Eleanor Burnell | |
Birth Place: | Ireland |
Language: | Latin |
Relatives: | Henry Burnell, father |
Period: | fl. 1640 |
Eleanor Burnell was a 17th-century Irish poet known for her work in Latin. She was a member of the prominent Burnell family. She is considered to be the first known Irish woman Latin poet.[1]
Burnell was born to Henry Burnell and Lady Frances Dillon, third daughter of James Dillon, 1st Earl of Roscommon and his wife Eleanor Barnewall. Henry Burnell was an author and playwright of Landgartha. A Tragie-Comedy, as it was Presented in the New Theater in Dublin, with Good Applause, Being an Ancient Story. His progressive attitude toward women, which can be seen in his daughter's extensive education, may be reflected in the play Landgartha, with a verse "Bodily force too in a woman (were it but to defend its own Fort) is a perfection, though it cannot be expected but from a few of you."[2]
Burnell's fate during the Irish Confederate Wars is unknown. Though her father is known to have joined the confederacy, the Burnell family disappeared from the historical record following the war.

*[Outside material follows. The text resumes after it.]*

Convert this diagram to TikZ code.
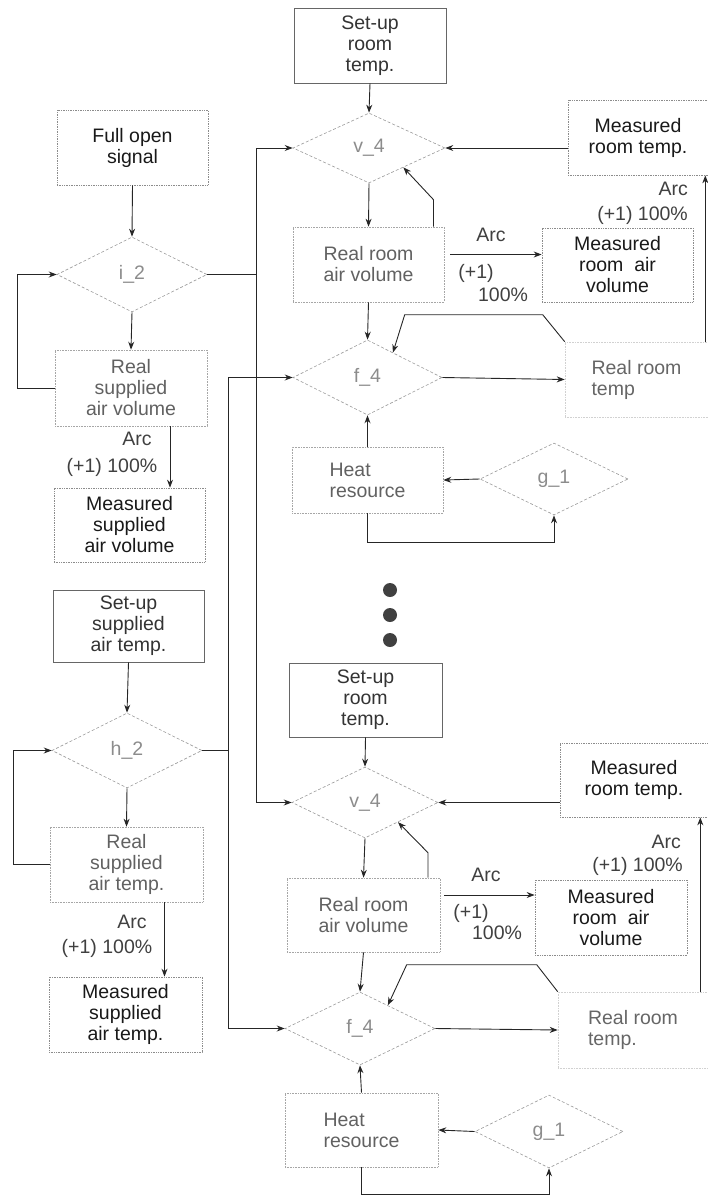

One of Burnell's two surviving poems is among the prefatory verses to Henry Burnell's play Landgartha. A Tragie-Comedy, as it was Presented in the New Theater in Dublin, with Good Applause, Being an Ancient Story, which was the last play in Ireland performed before the Civil War broke out.[3] As her life following the Civil War is unknown, no later work has survived.